We use the formula for refraction through the curved surface (convex) of the lens, when the light falls on the unsilvered face of the lens.
We assume that R = radius of curvature of either surface of convex lens. μ_g = refractive index of the material of lens. u = object distance.
1/v1 - 1/u1 = (μ_g - 1) / R --- (1)
1/v1 = (μ_g - 1) / R - 1/u1 --- (2) , using sign convention:
From the above we find the image distance.
The rays from the object get refracted and fall on the silvered surface of the lens. We should treat the silvered surface as a concave mirror. Hence, the light rays are reflected and converge at the image distance. we may get a real inverted image.

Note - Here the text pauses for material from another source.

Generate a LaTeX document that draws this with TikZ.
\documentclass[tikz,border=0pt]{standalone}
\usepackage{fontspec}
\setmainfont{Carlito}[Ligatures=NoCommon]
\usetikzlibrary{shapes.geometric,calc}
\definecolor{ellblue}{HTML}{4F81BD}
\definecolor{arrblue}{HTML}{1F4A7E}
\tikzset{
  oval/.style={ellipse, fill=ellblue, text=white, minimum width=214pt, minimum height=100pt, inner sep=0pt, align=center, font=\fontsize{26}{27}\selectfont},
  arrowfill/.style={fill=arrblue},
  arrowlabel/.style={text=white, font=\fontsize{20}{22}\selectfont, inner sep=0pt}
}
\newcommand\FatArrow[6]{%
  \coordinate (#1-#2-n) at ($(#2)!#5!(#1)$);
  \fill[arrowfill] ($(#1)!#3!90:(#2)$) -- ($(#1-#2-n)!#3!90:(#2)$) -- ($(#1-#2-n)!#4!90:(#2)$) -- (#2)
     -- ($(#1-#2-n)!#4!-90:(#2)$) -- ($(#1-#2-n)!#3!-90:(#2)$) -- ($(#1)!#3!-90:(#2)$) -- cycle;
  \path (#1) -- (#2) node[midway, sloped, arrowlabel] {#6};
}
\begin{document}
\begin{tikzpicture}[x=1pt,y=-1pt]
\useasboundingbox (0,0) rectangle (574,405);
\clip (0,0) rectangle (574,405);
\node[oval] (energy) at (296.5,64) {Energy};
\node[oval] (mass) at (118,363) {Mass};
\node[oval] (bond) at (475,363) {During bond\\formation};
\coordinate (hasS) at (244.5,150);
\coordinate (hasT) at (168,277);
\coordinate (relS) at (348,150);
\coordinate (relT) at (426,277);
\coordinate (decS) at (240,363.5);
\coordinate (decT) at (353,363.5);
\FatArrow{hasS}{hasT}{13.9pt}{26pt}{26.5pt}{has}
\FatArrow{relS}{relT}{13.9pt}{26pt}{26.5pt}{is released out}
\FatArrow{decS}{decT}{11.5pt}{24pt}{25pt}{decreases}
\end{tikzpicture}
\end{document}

v1 from the above calculation, will act as the virtual object distance for the concave mirror. We should use the appropriate sign as per sign convention.
Then focal length of concave mirror will be equal to R/2 where R = radius of curvature.

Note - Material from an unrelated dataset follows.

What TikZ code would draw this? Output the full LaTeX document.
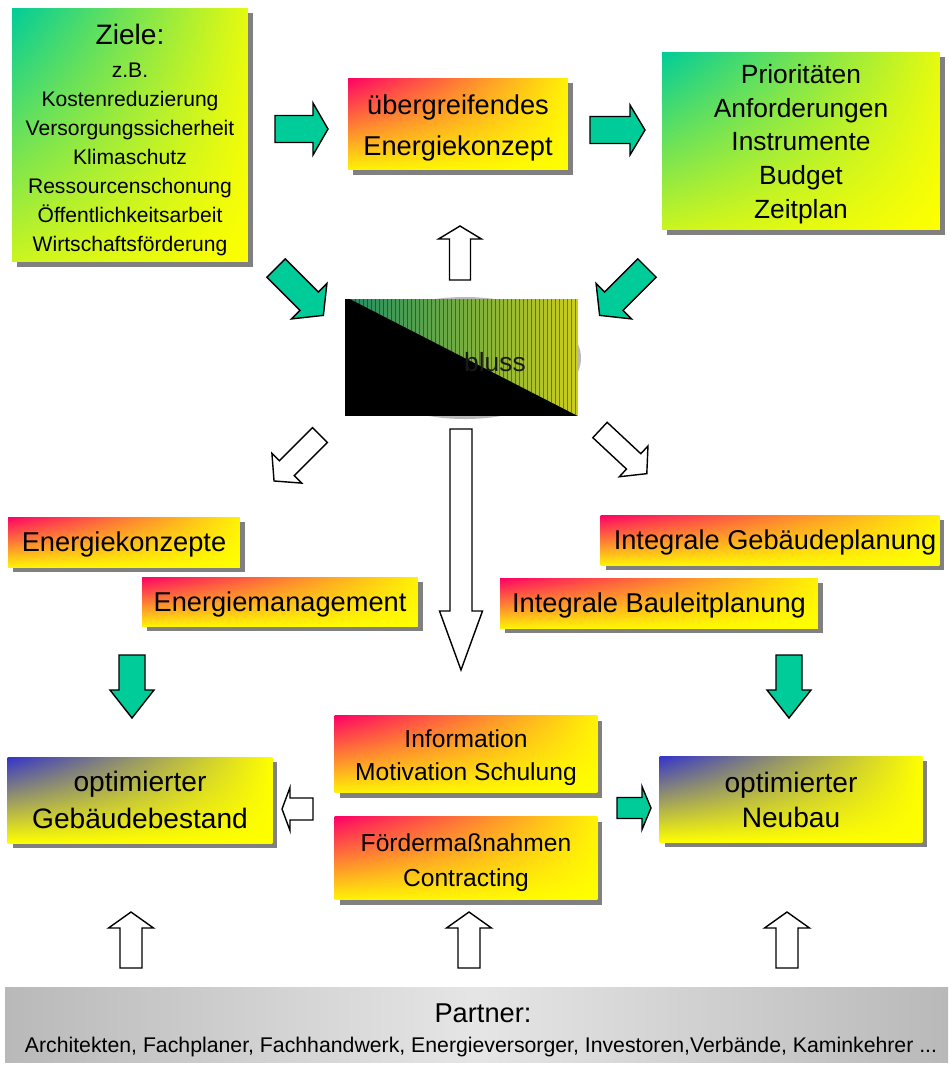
\documentclass[tikz,border=0pt]{standalone}
\usepackage{fontspec}
\setmainfont{Liberation Sans}
\usetikzlibrary{shadows,shadings}

\definecolor{zteal}{RGB}{0,204,153}
\definecolor{zred}{RGB}{255,0,102}
\definecolor{zorange}{RGB}{255,170,40}
\definecolor{zblue}{RGB}{51,51,204}
\definecolor{zshadow}{RGB}{128,128,128}

\newcommand{\setfs}[2]{\fontsize{#1}{#2}\selectfont}
% block arrow: [style]{tail}{angle}{length}{shaft}{head width}{head length}
\newcommand{\blkarrow}[7][]{%
  \draw[#1,shift={#2},rotate=#3]
    (0,-#5/2) -- (#4-#7,-#5/2) -- (#4-#7,-#6/2) -- (#4,0)
    -- (#4-#7,#6/2) -- (#4-#7,#5/2) -- (0,#5/2) -- cycle;}

\begin{document}
\begin{tikzpicture}[x=0.02cm,y=-0.02cm,
    shadowed/.style={drop shadow={shadow xshift=0.1cm,shadow yshift=-0.1cm,fill=zshadow,opacity=1}},
    greenbox/.style={shadowed,shade,upper left=zteal,upper right=yellow!90!zteal,
      lower left=yellow!80!zteal,lower right=yellow,align=center,inner sep=0pt},
    redbox/.style={shadowed,shade,upper left=zred,upper right=yellow!85!zorange,
      lower left=yellow!85!zorange,lower right=yellow,align=center,inner sep=0pt},
    bluebox/.style={shadowed,shade,upper left=zblue,upper right=yellow,
      lower left=yellow,lower right=yellow,align=center,inner sep=0pt},
    oneline/.style={text depth=0pt,font=\setfs{15.5}{18}},
    tealarrow/.style={draw=black,fill=zteal,line width=0.8pt,line join=miter},
    whitearrow/.style={draw=black,fill=white,line width=0.8pt,line join=miter}]

    \useasboundingbox (0,0) rectangle (948,1066);

    % top row
    \node[greenbox,minimum width=4.72cm,minimum height=5.08cm,font=\setfs{12}{16.5}] (ziele) at (130,135)
      {\rule{0pt}{17.2pt}{\setfs{16}{18}Ziele:}\\[2.4pt] z.B.\\ Kostenreduzierung\\ Versorgungssicherheit\\ Klimaschutz\\
       Ressourcenschonung\\ Öffentlichkeitsarbeit\\ Wirtschaftsförderung};
    \node[redbox,minimum width=4.4cm,minimum height=1.84cm,font=\setfs{15.5}{23}] (konzept) at (458,124)
      {\rule{0pt}{15.8pt}übergreifendes\\ Energiekonzept};
    \node[greenbox,minimum width=5.56cm,minimum height=3.56cm,font=\setfs{15}{19.3}] (prio) at (801,141)
      {\rule{0pt}{14.4pt}Prioritäten\\ Anforderungen\\ Instrumente\\ Budget\\ Zeitplan};

    % Beschluss
    \fill[gray!55] (465,358) ellipse [x radius=116, y radius=61];
    \fill[black] (345,299) rectangle (578,416);
    \begin{scope}
      \clip (350,299) -- (578,299) -- (578,416) -- cycle;
      \shade[left color={rgb,255:red,30;green,140;blue,100},right color={rgb,255:red,205;green,205;blue,30}]
        (345,299) rectangle (578,416);
      \foreach \i in {351,355,...,578}
        \draw[black,opacity=0.4,line width=0.5pt] (\i,299) -- (\i,416);
    \end{scope}
    \node[font=\setfs{15}{18},text=black!90] (beschluss) at (495,362) {bluss};

    % middle row
    \node[redbox,oneline,minimum width=4.64cm,minimum height=1cm] (ekonzepte) at (124,542) {Energiekonzepte};
    \node[redbox,oneline,minimum width=5.52cm,minimum height=0.98cm] (emanagement) at (280,601.5) {Energiemanagement};
    \node[redbox,oneline,minimum width=6.78cm,minimum height=1cm] (gebplanung) at (770,540)
      {\hspace*{5.7pt}Integrale Gebäudeplanung};
    \node[redbox,oneline,minimum width=6.36cm,minimum height=1cm] (bauplanung) at (659,603) {Integrale Bauleitplanung};

    % lower row
    \node[bluebox,minimum width=5.3cm,minimum height=1.72cm,font=\setfs{16}{21.5}] (bestand) at (140,800)
      {optimierter\\ Gebäudebestand};
    \node[redbox,minimum width=5.26cm,minimum height=1.54cm,font=\setfs{14}{19}] (info) at (466,754)
      {\rule{0pt}{14.2pt}Information\\ Motivation Schulung};
    \node[redbox,minimum width=5.26cm,minimum height=1.66cm,font=\setfs{14}{20}] (foerder) at (466,858)
      {\rule{0pt}{15.6pt}Fördermaßnahmen\\ Contracting};
    \node[bluebox,minimum width=5.26cm,minimum height=1.72cm,font=\setfs{16}{20}] (neubau) at (791,799)
      {\rule{0pt}{13pt}optimierter\\ Neubau};

    % Partner
    \shade[left color=gray!55,right color=gray!55,middle color=gray!20] (5,987) rectangle (948,1062);
    \node[font=\setfs{15.5}{18}] (partner) at (483,1013) {Partner:};
    \node[font=\setfs{12.1}{14}] (partnerlist) at (481,1047)
      {Architekten, Fachplaner, Fachhandwerk, Energieversorger, Investoren,Verbände, Kaminkehrer ...};

    % arrows
    \blkarrow[tealarrow]{(275,129)}{0}{53}{27}{52}{15}
    \blkarrow[tealarrow]{(590,130)}{0}{55}{27}{50}{15}
    \blkarrow[tealarrow]{(276,268)}{-45}{67}{26}{50}{20}
    \blkarrow[tealarrow]{(647,268)}{-135}{67}{26}{50}{20}
    \blkarrow[whitearrow]{(460,280)}{90}{54}{21}{43}{13}
    \blkarrow[whitearrow]{(320,435)}{-135}{65}{21}{42}{18}
    \blkarrow[whitearrow]{(600,430)}{-43}{64}{21}{42}{18}
    \blkarrow[whitearrow]{(461,429)}{-90}{241}{22}{43}{59}
    \blkarrow[tealarrow]{(132,655)}{-90}{63}{26}{44}{28}
    \blkarrow[tealarrow]{(789,655)}{-90}{63}{26}{44}{28}
    \blkarrow[whitearrow]{(313,809)}{180}{31}{22}{43}{8}
    \blkarrow[tealarrow]{(617,808)}{0}{34}{21}{43}{9}
    \blkarrow[whitearrow]{(131,968)}{90}{56}{22}{45}{16}
    \blkarrow[whitearrow]{(469,968)}{90}{56}{22}{45}{16}
    \blkarrow[whitearrow]{(787,968)}{90}{56}{22}{45}{16}

\end{tikzpicture}
\end{document}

so we use the formula: 1/v + 1/u = 1/f ------ (3)
We find v as we know u and f. and sign convention.
1/v2 - 1/v1 = 2/R
1/v2 = 2 / R + (μ_g - 1) / R - 1/u1
1 / v2 + 1 / u1 = (1 + μ_g) / R
This is equivalent to a concave mirror with a focal length : (1 + μ_g) / R
So the focal length is smaller than R / 2.
I hope it is correct, I am not sure.